La dévastation causée à Haïti par l’ouragan Matthew l’automne dernier n’est que le dernier épisode d’une série apparemment interminable de malheurs qui ont frappé ce pays, qui a conclu en mars une année de gouvernance intérimaire en installant l’exportateur de bananes Jovenel Moïse comme 58e président. Moïse est confronté à une tâche ardue : le statut chronique d’Haïti en tant que nation la plus pauvre de l’hémisphère occidental est dû à une litanie d’afflictions allant de l’analphabétisme généralisé à la corruption endémique, en passant par des infrastructures terriblement inadéquates. Mais si ces problèmes sont déjà difficiles à surmonter pour n’importe quel pays, pendant plus d’un siècle d’existence, Haïti a porté un boulet supplémentaire, peu connu, dont les effets se font encore sentir.
En 1825, à peine deux décennies après avoir gagné son indépendance contre vents et marées, Haïti a été contraint de commencer à payer d’énormes “réparations” aux esclavagistes français qu’il avait renversés. Ces paiements auraient été un fardeau énorme pour n’importe quelle nation naissante, mais Haïti n’était pas n’importe quelle nation naissante ; c’était une république formée et dirigée par des Noirs qui s’étaient soulevés contre l’institution de l’esclavage. En tant que telle, l’indépendance d’Haïti était considérée comme une menace par tous les pays esclavagistes, y compris les États-Unis, et son existence même irritait les sensibilités racistes du monde entier. Ainsi, Haïti – minuscule, appauvri et seul dans un monde hostile – n’avait guère d’autre choix que d’accéder aux demandes de réparation de la France, qui ont été livrées à Port-au-Prince par une flotte de navires de guerre lourdement armés en 1825.

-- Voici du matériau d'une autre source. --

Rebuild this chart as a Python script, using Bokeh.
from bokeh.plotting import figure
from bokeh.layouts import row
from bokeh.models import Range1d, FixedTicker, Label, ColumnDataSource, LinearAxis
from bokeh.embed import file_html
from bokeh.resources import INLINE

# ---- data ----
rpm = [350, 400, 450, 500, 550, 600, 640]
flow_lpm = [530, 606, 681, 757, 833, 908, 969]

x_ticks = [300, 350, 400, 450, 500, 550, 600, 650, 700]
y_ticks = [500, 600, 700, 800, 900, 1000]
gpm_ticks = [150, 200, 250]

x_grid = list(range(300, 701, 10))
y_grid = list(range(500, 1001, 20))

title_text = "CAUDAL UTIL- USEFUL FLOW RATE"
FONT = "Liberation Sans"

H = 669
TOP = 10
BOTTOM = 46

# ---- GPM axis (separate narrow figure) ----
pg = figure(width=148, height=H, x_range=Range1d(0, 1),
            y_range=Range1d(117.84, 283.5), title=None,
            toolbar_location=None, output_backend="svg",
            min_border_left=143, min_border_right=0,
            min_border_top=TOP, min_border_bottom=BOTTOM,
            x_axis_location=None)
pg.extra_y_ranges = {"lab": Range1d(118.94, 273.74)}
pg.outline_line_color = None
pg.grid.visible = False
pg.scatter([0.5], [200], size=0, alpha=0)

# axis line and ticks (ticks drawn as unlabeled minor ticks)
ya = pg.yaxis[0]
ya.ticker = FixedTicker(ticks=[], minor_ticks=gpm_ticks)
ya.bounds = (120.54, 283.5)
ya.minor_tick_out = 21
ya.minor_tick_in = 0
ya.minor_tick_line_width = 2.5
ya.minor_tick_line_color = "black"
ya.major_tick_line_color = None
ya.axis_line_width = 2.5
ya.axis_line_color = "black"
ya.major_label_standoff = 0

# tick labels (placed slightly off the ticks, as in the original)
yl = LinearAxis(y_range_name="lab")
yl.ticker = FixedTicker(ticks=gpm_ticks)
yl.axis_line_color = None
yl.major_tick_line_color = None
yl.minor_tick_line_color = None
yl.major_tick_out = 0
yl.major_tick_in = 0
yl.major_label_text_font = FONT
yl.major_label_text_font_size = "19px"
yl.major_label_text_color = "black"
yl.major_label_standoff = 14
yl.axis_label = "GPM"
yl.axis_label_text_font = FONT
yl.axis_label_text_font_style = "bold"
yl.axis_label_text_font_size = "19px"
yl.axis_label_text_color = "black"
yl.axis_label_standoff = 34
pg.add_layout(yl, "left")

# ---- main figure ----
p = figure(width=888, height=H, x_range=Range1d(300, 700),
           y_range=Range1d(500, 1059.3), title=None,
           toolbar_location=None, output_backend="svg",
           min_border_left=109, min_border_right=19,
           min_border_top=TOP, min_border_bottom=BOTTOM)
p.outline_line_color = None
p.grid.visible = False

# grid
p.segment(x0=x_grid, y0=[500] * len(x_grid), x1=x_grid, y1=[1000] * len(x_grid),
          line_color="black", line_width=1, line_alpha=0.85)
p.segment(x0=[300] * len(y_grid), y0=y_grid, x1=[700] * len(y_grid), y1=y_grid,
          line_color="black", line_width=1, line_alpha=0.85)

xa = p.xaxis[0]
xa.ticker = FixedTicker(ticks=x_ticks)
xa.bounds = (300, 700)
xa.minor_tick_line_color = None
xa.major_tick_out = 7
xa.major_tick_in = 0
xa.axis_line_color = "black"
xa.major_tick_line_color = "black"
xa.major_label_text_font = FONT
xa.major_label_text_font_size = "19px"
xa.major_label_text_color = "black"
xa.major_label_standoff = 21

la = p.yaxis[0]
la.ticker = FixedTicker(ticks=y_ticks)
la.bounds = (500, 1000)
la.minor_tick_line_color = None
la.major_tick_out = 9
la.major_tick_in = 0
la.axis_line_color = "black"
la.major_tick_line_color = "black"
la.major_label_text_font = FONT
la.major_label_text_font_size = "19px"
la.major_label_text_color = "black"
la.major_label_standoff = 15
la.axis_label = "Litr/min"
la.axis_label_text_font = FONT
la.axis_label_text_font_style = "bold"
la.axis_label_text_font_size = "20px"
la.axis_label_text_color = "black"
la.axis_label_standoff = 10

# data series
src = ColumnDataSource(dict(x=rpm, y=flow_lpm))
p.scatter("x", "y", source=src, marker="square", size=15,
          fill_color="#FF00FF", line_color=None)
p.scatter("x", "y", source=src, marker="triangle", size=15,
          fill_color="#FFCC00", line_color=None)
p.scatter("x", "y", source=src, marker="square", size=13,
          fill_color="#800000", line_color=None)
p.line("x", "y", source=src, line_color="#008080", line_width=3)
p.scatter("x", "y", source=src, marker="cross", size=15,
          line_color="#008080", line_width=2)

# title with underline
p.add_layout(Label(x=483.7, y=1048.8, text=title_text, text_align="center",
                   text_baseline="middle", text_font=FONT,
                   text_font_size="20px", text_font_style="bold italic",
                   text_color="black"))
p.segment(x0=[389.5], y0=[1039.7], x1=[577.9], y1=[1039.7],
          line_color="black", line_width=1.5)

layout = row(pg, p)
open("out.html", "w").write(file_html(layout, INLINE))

En se conformant à un ultimatum qui équivalait à une extorsion, Haïti a obtenu l’immunité contre l’invasion militaire française, le soulagement de son isolement politique et économique – et une dette écrasante qu’il a fallu 122 ans pour rembourser. Mon beau-père se souvient encore de la chanson patriotique qu’on lui avait apprise lorsqu’il était écolier haïtien, ses paroles poignantes exhortant tous les Haïtiens à mettre la main à la poche pour aider leur gouvernement à augmenter le montant qu’il “devait” à la France. Grâce aux contributions volontaires des citoyens haïtiens, dont la plupart étaient désespérément pauvres, cette dette a finalement été réglée en 1947. Mais des décennies de paiements réguliers ont rendu le gouvernement haïtien chroniquement insolvable, contribuant à créer un climat d’instabilité généralisée dont le pays ne s’est toujours pas remis.

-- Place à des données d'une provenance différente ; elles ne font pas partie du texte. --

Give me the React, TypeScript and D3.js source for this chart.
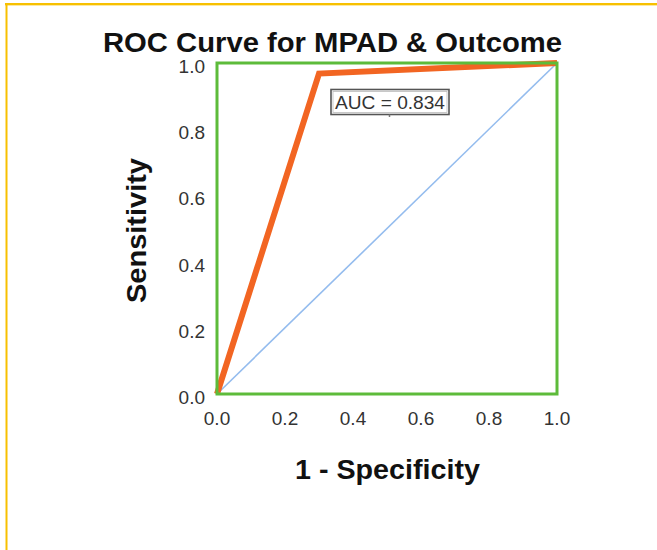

La demande de réparations de la France à Haïti semble aujourd’hui comiquement scandaleuse – comme si un kidnappeur poursuivait son otage évadé pour le coût de la réparation d’une fenêtre qui a été cassée pendant l’évasion. Et bien que le gouvernement français actuel ne puisse être tenu pour responsable du culot du roi Charles X (le dirigeant de la France en 1825), un minimum de responsabilité historique serait le bienvenu. Alors que la France figure toujours parmi les nations les plus riches du monde, Haïti – avec un revenu annuel par habitant de 350 dollars, un réseau électrique qui tombe régulièrement en panne et un réseau routier dont plus de 50 % n’est pas pavé – est en proie à la sécheresse, à des pénuries alimentaires et à une économie en difficulté. Pour le “crime” d’avoir secoué le joug de la servitude involontaire, Haïti a consciencieusement payé des réparations à la France pendant près de six générations – avec des intérêts. La France devrait maintenant faire ce qui s’impose et restituer ces paiements, estimés à 21 milliards de dollars d’aujourd’hui. Haïti a désespérément besoin de ce qui ne représenterait qu’une somme dérisoire dans son budget national et qui pourrait l’aider à amorcer un redressement général qui ressemblerait à une manne céleste pour son peuple qui souffre depuis longtemps.